I've been writing for a long, long time. I've blogged about my writer's journey more than once, so I'll refrain from nostalgic repetition. I love the feel of a pen in my hand, scribbling across paper. I love ink, how it makes swoops and swirls that link together and form words that carry thoughts. I love typing fast as lightning (sometimes), words parading across the computer's screen. I love to read my own writing, even the shit, love to know my own ability to create.
So often my own writing seems elementary to me. How can that be after so many years of practicing at it? My writing voice seems like a teenager's, still. Is it that I'm not sophisticated? Do I know enough big words? Do I cower at the threshold of saying what I need to say?
I don't want to copy anyone else's style. That would be an insult to myself as well as the other writer. But I do aspire to richer language, the ease and flow of good writing that comes from the pen (or keyboard) being an extension of my own body. I want to write about life, my experience, in a universal way that people read and nod and think--like I do, reading other people's writing--"Wow."
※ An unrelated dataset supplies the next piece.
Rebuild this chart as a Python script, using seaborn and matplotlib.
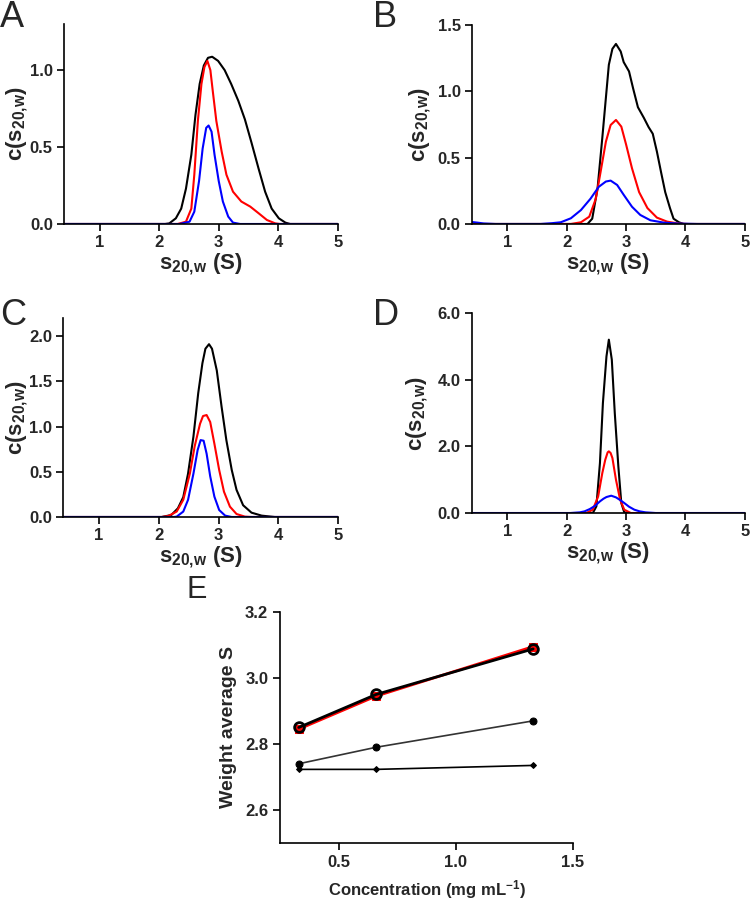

Writing is craft, no doubt about that, and like any other craft, there needs to be practice, and there needs to be a devotion, measured at least in part by time spent doing it. Much of my writing on this blog is off the cuff, jotted at the end of a long day, in front of the television, or scattered across the screen over morning coffee, over my usual breakfast of oatmeal pancake with cherries, nuts and chocolate chips.
It used to be that I spent a great deal more of my time to writing. I remain in lust with language, savoring words and their meanings and origins. Still, my time is spent doing this or that, and writing gets shoved aside in favor of other things. Perhaps it is like a garden neglected. There will still be the occasional bright burst of floral color, but the weeds take over.
And aspiration can be a very effective collection of gardening tools, if I'll only put it to good use.